Trump has slipped in polls nationally and in nearly every battleground state. In Pennsylvania, a vote-rich state in which Trump is competing aggressively, Clinton has widened her lead against Trump to 10 percentage points, according to a Monmouth University survey released Tuesday.
On stage in Farmville, the No. 2s showed different styles than the candidates at the top of their tickets. Both talked movingly about their personal faith, something Clinton and Trump rarely do, for example.
Tuesday's forum was marred by so many interruptions that Quijano interjected: "Gentlemen, the people at home cannot understand either one of you when you talk over each other." Kaine's impulse to interrupt and rattle Pence was so strong that he interrupted Quijano just as she was trying to force Pence to answer a difficult question about police bias.
Kaine and Pence clashed over criminal justice policies in light of the recent spate of police shootings of black men. Waxing about his uncle, who was a career cop in Chicago, Pence called for unity behind law enforcement and accused Clinton and Kaine of politicizing shootings.
"We ought to stop seizing on these moments of tragedy," he said. "Enough of this seeking every opportunity to demean law enforcement broadly by making the accusation of implicit violence every time a tragedy occurs."
Kaine responded by saying, "If you're afraid to have the discussion, you'll never solve it." He added, "I can't believe that you are defending the position that there's no bias."
[Analysis: Winners and losers from the vice-presidential debate]
Pence took the debate stage here under intense pressure to shift the campaign's narrative in a way that benefits Trump. Last week, Trump missed several opportunities to put Clinton on the defensive.
Pence tried to correct his running mate's errors.

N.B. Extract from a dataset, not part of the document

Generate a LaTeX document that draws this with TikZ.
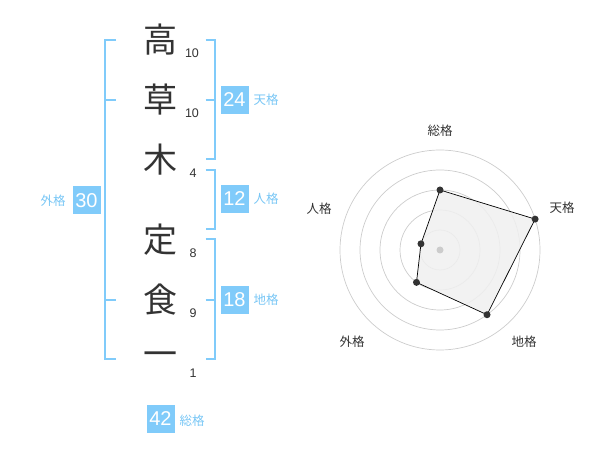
\documentclass[tikz,border=0pt]{standalone}
\usepackage{fontspec}
\setmainfont{Liberation Sans}
\newfontfamily\cjk{Noto Sans CJK JP}
\definecolor{kblue}{RGB}{128,203,250}
\definecolor{klabel}{RGB}{120,198,245}
\definecolor{kdark}{RGB}{51,51,51}
\definecolor{kring}{RGB}{204,204,204}
\definecolor{kfill}{RGB}{240,240,240}
\tikzset{
  bigchar/.style={inner sep=0pt, text=kdark, font=\cjk\fontsize{34}{34}\selectfont},
  strokenum/.style={inner sep=0pt, text=kdark, font=\fontsize{12.5}{12.5}\selectfont},
  scorebox/.style={fill=kblue, text=white, inner sep=0pt, minimum width=28pt, minimum height=28pt, font=\fontsize{20}{20}\selectfont},
  scorelabel/.style={inner sep=0pt, text=klabel, font=\cjk\fontsize{12.5}{12.5}\selectfont},
  bracketline/.style={draw=kblue, line width=2pt},
  ring/.style={draw=kring, line width=0.7pt},
  axislabel/.style={inner sep=0pt, text=kdark, font=\cjk\fontsize{12.5}{12.5}\selectfont},
  datadot/.style={circle, fill=kdark, inner sep=0pt, minimum size=7pt},
}
\begin{document}
\begin{tikzpicture}[x=1pt,y=-1pt]
\useasboundingbox (0,0) rectangle (600,470);
% characters
\node[bigchar] (c1) at (160,40) {高};
\node[bigchar] (c2) at (160,100) {草};
\node[bigchar] (c3) at (160,160) {木};
\node[bigchar] (c4) at (160,240) {定};
\node[bigchar] (c5) at (160,300) {食};
\node[bigchar] (c6) at (160,359) {一};
% stroke numbers
\node[strokenum] (n1) at (192,53) {10};
\node[strokenum] (n2) at (192,113) {10};
\node[strokenum] (n3) at (193,173) {4};
\node[strokenum] (n4) at (193,253) {8};
\node[strokenum] (n5) at (193,313) {9};
\node[strokenum] (n6) at (193,373) {1};
% brackets
\draw[bracketline] (116,40) -- (105,40) -- (105,359) -- (116,359);
\draw[bracketline] (105,100) -- (116,100);
\draw[bracketline] (105,300) -- (116,300);
\draw[bracketline] (205.5,40) -- (214.5,40) -- (214.5,159) -- (205.5,159);
\draw[bracketline] (205.5,100) -- (214.5,100);
\draw[bracketline] (205.5,170) -- (214.5,170) -- (214.5,229) -- (205.5,229);
\draw[bracketline] (205.5,239) -- (214.5,239) -- (214.5,359) -- (205.5,359);
\draw[bracketline] (205.5,300) -- (214.5,300);
% score boxes
\node[scorebox] (ten) at (234.5,100) {24};
\node[scorelabel] (tenl) at (266,100) {天格};
\node[scorebox] (jin) at (234.5,199) {12};
\node[scorelabel] (jinl) at (266,199) {人格};
\node[scorebox] (chi) at (234.5,300) {18};
\node[scorelabel] (chil) at (266,300) {地格};
\node[scorebox] (gai) at (86.5,200.5) {30};
\node[scorelabel] (gail) at (53,201) {外格};
\node[scorebox] (sou) at (160.5,419) {42};
\node[scorelabel] (soul) at (192,421) {総格};
% radar
\begin{scope}[shift={(440,250)}]
  \foreach \r in {20,40,60,80,100} \draw[ring] (0,0) circle[radius=\r];
  \coordinate (ps) at (-90:60);
  \coordinate (pt) at (-18:100);
  \coordinate (pc) at (54:80);
  \coordinate (pg) at (126:40);
  \coordinate (pj) at (198:20);
  \fill[kfill, opacity=0.85] (ps) -- (pt) -- (pc) -- (pg) -- (pj) -- cycle;
  \draw[black, line width=0.7pt] (ps) -- (pt) -- (pc) -- (pg) -- (pj) -- cycle;
  \node[circle, fill=kring, inner sep=0pt, minimum size=7pt] (ctr) at (0,0) {};
  \node[datadot] (ds) at (ps) {};
  \node[datadot] (dt) at (pt) {};
  \node[datadot] (dc) at (pc) {};
  \node[datadot] (dg) at (pg) {};
  \node[datadot] (dj) at (pj) {};
\end{scope}
\node[axislabel] (ax1) at (440,131) {総格};
\node[axislabel] (ax2) at (562,208) {天格};
\node[axislabel] (ax3) at (524,342) {地格};
\node[axislabel] (ax4) at (352,342) {外格};
\node[axislabel] (ax5) at (319,209) {人格};
\end{tikzpicture}
\end{document}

He fired barbs at Kaine over Clinton's use of a private email server as secretary of state and her comment at a fundraiser last month describing half of Trump's supporters as "a basket of deplorables."
"If Donald Trump had said all of the things that you've said he said in the way you said he said them, he still wouldn't have a fraction of the insults that Hillary Clinton leveled when she said that half of our supporters were 'a basket of deplorables,' " Pence said. "She said they were irredeemable, they were not American. I mean, it's extraordinary."

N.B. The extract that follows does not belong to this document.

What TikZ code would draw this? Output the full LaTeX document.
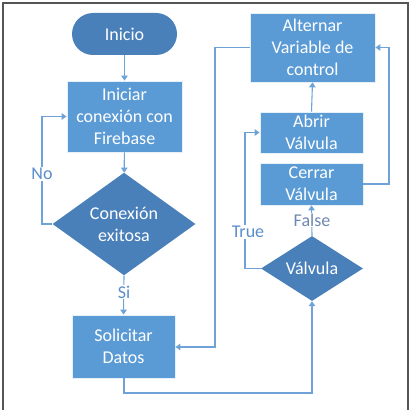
\documentclass[tikz,border=0pt]{standalone}
\usepackage{fontspec}
\setmainfont{Carlito}
\usetikzlibrary{shapes.geometric,arrows.meta}
\definecolor{boxblue}{HTML}{5B9BD5}
\definecolor{darkblue}{HTML}{4A80BA}
\definecolor{lineblue}{HTML}{6FA3D8}
\definecolor{lblblue}{HTML}{5A8DCB}
\definecolor{lblgray}{HTML}{7088B0}
\definecolor{framegray}{HTML}{555555}
\begin{document}
\begin{tikzpicture}[x=1pt,y=-1pt,
  every node/.style={font=\fontsize{18}{22}\selectfont, text=white, align=center, inner sep=0pt},
  procbox/.style={rectangle, fill=boxblue, draw=white!85!boxblue, line width=0.8pt},
  startbox/.style={rectangle, rounded corners=21pt, fill=darkblue, draw=none},
  decision/.style={diamond, fill=darkblue, draw=none},
  conn/.style={draw=lineblue, line width=1.1pt, -{Triangle[length=5pt,width=6.5pt]}},
  plain/.style={draw=lineblue, line width=1.1pt},
  lbl/.style={text=lblblue, fill=white, inner sep=1pt}]
\useasboundingbox (0,0) rectangle (411,409);
\draw[framegray, line width=1.3pt] (3,412) -- (3,3) -- (408,3) -- (408,412);

\node[startbox, minimum width=105pt, minimum height=42pt] (inicio) at (124.5,34) {Inicio};
\node[procbox, minimum width=115pt, minimum height=71pt] (iniciar) at (124.5,116.5) {Iniciar\\conexión con\\Firebase};
\node[decision, minimum width=143pt, minimum height=92pt] (conex) at (124,224) {Conexión\\exitosa};
\node[procbox, minimum width=103pt, minimum height=63pt] (solic) at (123.5,346.5) {Solicitar\\Datos};
\node[procbox, minimum width=125pt, minimum height=69pt] (altern) at (312.5,47.5) {Alternar\\Variable de\\control};
\node[procbox, minimum width=103pt, minimum height=41pt] (abrir) at (311.5,132.5) {Abrir\\Válvula};
\node[procbox, minimum width=103pt, minimum height=42pt] (cerrar) at (311.5,184) {Cerrar\\Válvula};
\node[decision, minimum width=102pt, minimum height=63pt] (valv) at (312,268.5) {Válvula};

\coordinate (noa) at (42,224);
\coordinate (nob) at (42,116.5);
\coordinate (sb1) at (124,393);
\coordinate (sb2) at (312,393);
\coordinate (tra) at (245,268.5);
\coordinate (trb) at (245,132.5);
\coordinate (cra) at (389,184);
\coordinate (crb) at (389,47.5);
\coordinate (ala) at (215,47.5);
\coordinate (alb) at (215,347);

\draw[conn] (inicio) -- (iniciar);
\draw[conn] (iniciar) -- (conex);
\draw[conn] (conex.west) -- (noa) -- (nob) -- (iniciar.west);
\node[lbl] (no) at (42,174) {No};
\draw[conn] (conex.south) -- (solic.north);
\node[lbl] (si) at (124,292) {Si};
\draw[conn] (solic.south -| sb1) -- (sb1) -- (sb2) -- (valv.south);
\draw[conn] (valv.west) -- (tra) -- (trb) -- (abrir.west);
\node[lbl] (true) at (248,232) {True};
\draw[conn] (valv.north) -- (cerrar.south);
\node[lbl, text=lblgray] (false) at (312,220) {False};
\draw[conn] (cerrar.east) -- (cra) -- (crb) -- (altern.east);
\draw[conn] (abrir.north) -- (altern.south);
\draw[conn] (altern.west) -- (ala) -- (alb) -- (solic.east |- alb);
\end{tikzpicture}
\end{document}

Pence was asked about a New York Times report, which relied on leaked pages from Trump's 1995 tax returns, which showed that Trump had claimed a $916 million loss – and might have been able to avoid federal income taxes for up to 18 years. Pence did not make any claim that Trump had paid federal income taxes.
"His tax returns showed he went through a very difficult time, but he used the tax code the way it was meant to be used, and he used it brilliantly," Pence said.
Kaine challenged Pence repeatedly to say why Trump had not released his tax returns, as other nominees have for 40 years. Pence repeated what Trump has said – that he would release the tax returns, but only when an Internal Revenue Service audit is over. The IRS has said that there is no legal prohibition on releasing taxes while they are under audit.
The vice-presidential candidates also clashed over entitlement spending, something the presidential candidates have not often discussed. Kaine argued that Pence and Trump would hurt the middle class by privatizing Social Security, calling Pence the "chief cheerleader" for such a plan during his time in the House.
"There they go again," Pence responded curtly, echoing a line made famous by former president Ronald Reagan.
The Libertarian Party's vice-presidential nominee, former Massachusetts governor Bill Weld, did not participate in Tuesday's debate because he and running mate Gary Johnson, a former New Mexico governor, did not meet a minimum national polling threshold. Weld offered his commentary throughout the debate via Twitter.
Clinton was expected to watch the debate from her home in Chappaqua, New York, aides said, while Trump was planning to watch and tweet about it from Las Vegas, where he is staying during a Western campaign swing.